Even setting all that aside, it’s hard to see a happy ending to piling people into the already untenable bucket of parolees. At 30,000 arrivals per month, within seven months we’ll have added over 200,000 parolees to the existing 150,000-plus Afghan, Ukrainian, and Venezuelan parolees. A few months after that, the parolee population will eclipse the DACA population. What then? Another half-million people living in perpetual stasis, with the threat of their uprooting another political bargaining chip to be traded on the House floor?
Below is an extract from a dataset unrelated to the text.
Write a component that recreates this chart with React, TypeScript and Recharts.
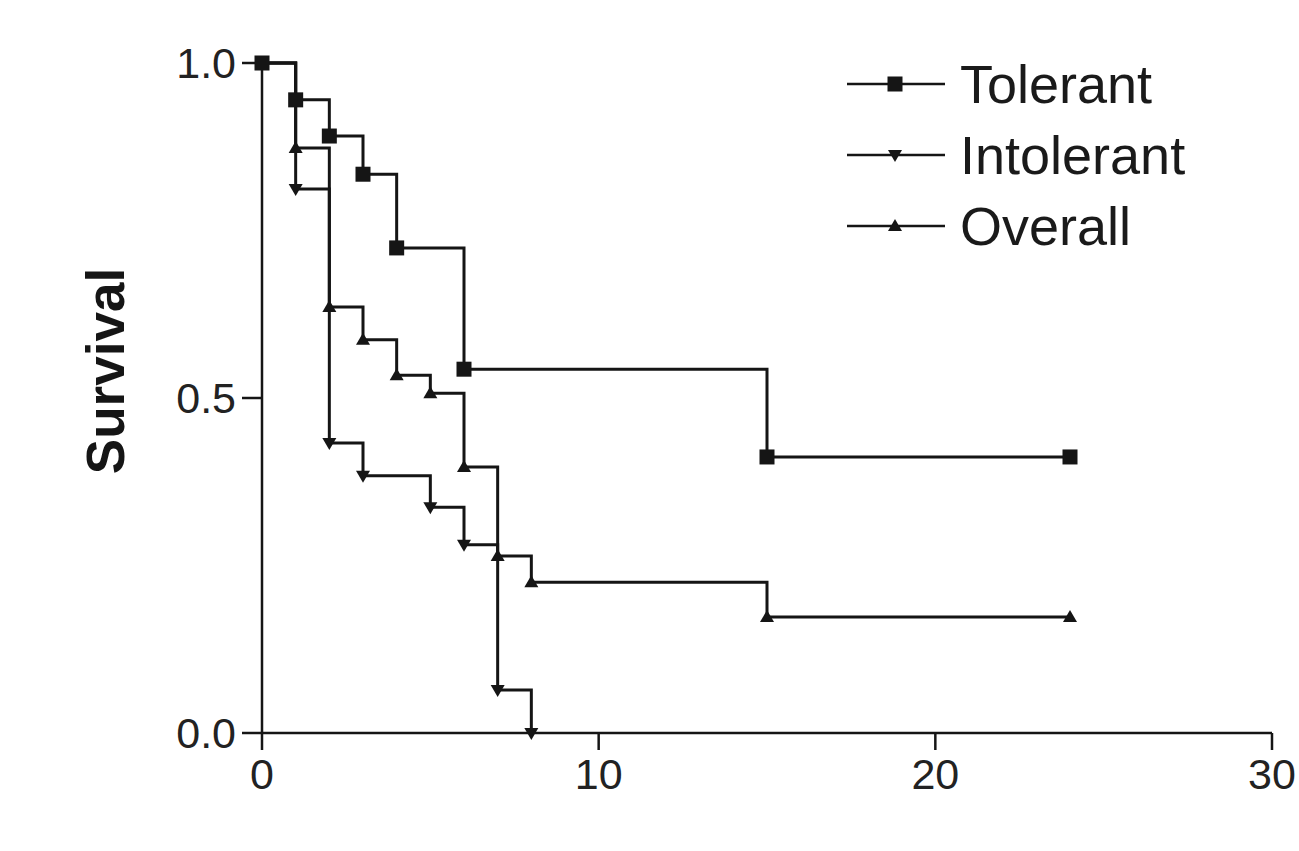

It’s easy to understand why the Biden administration is going for the stopgap here. Congress has failed to reform humanitarian immigration in any meaningful way for decades, and every other approach here has pitfalls. The president fears the political impact of thousands of asylum-seekers having to go through the drawn-out regular processing and becoming fodder for stunts like Texas Governor Greg Abbott’s busing campaign, despite the fact that the president’s hands-off approach set the stage for this. Meaningful, substantive shifts to make the asylum processing system work better are complicated, expensive, and subject to political backlash. There are no shortcuts to reconstituting a decimated refugee processing system, streamlining applications, and setting up a nationwide effort to coordinate with localities and nonprofits and provide concrete funding to place desperate migrants in places where they can be readily absorbed.
Parole, by contrast, is easy; it is entirely within Biden’s executive discretion, and selects for higher-income and better-connected migrants who will ruffle fewer feathers among the U.S. public. For a president seeking reelection, it’s a politically salable solution with a sheen of humanitarianism. But it is also a ticking time bomb with no cognizable path toward defusing. Somewhere down the line, it’ll blow up in all our faces.